For decades, the FCC has penalized over-the-air broadcasters for airing sexually suggestive, or "indecent," speech and images, but it has never had the authority to fine TV stations and networks for violent programming.

The report -- commissioned by members of Congress in 2004 and based on hundreds of comments from parents, industry officials, academic experts and others -- concludes that Congress has the authority to regulate "excessive violence" and to extend its reach for the first time into basic-cable TV channels that consumers pay to receive.

First Amendment experts and television industry executives, however, say that any attempt to regulate TV violence faces high constitutional hurdles -- particularly regarding cable, because consumers choose to buy its programming.

Further, any laws governing TV violence would have to define what violence is. The FCC report contains broad guidelines but leaves the details up to Congress.

Regulators and lawmakers say that violent acts on entertainment shows -- from torture scenes on Fox's "24" to the cartoonish mayhem of professional wrestling -- have escalated in recent years, posing a continuing threat to children.

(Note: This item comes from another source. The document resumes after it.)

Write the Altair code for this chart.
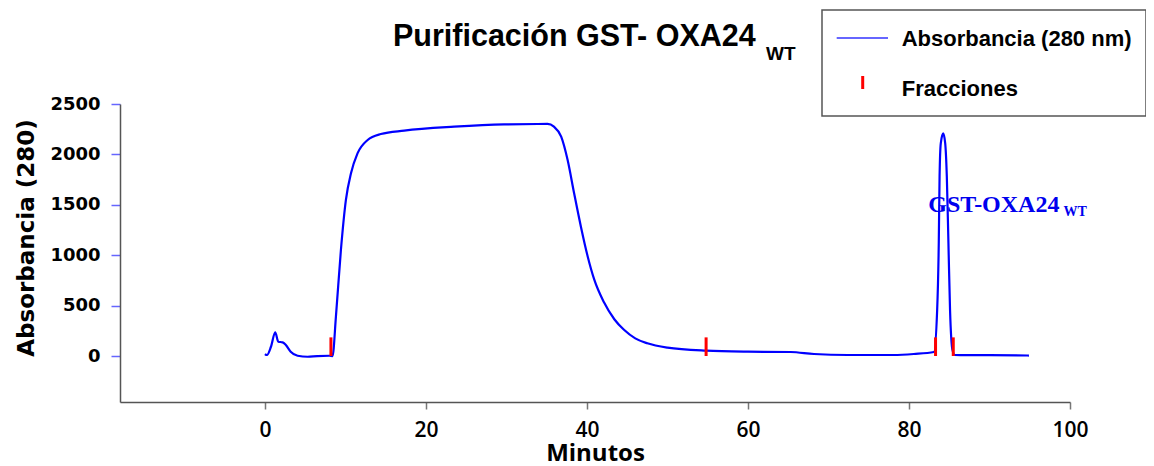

"Parents are always the first and last line of defense in protecting their children, but legislation could give parents more tools," FCC Chairman Kevin Martin said yesterday regarding the report. "I think it would be better if the industry addressed this on its own, but we can also give parents" help through regulation.

The FCC's conclusions probably will form the basis of legislation being drafted by Sen. Jay Rockefeller (D-W.Va.), says spokeswoman Wendy Morigi. Rockefeller, who is a Commerce Committee member, will introduce his bill after he has digested the FCC's recommendations, she said.

The FCC is finishing its recommendations amid heightened sensitivity to the issue, given the round-the-clock TV news coverage of the shooting rampage at Virginia Tech.

Social-science research dating back to the 1950s has demonstrated that prolonged exposure to watching violence on TV has a negative effect on children -- with observed behavior ranging from heightened anxiety to aggressive acts. But studies also have shown that some portrayals of TV violence can be beneficial, such as showing children the harm caused by violent behavior.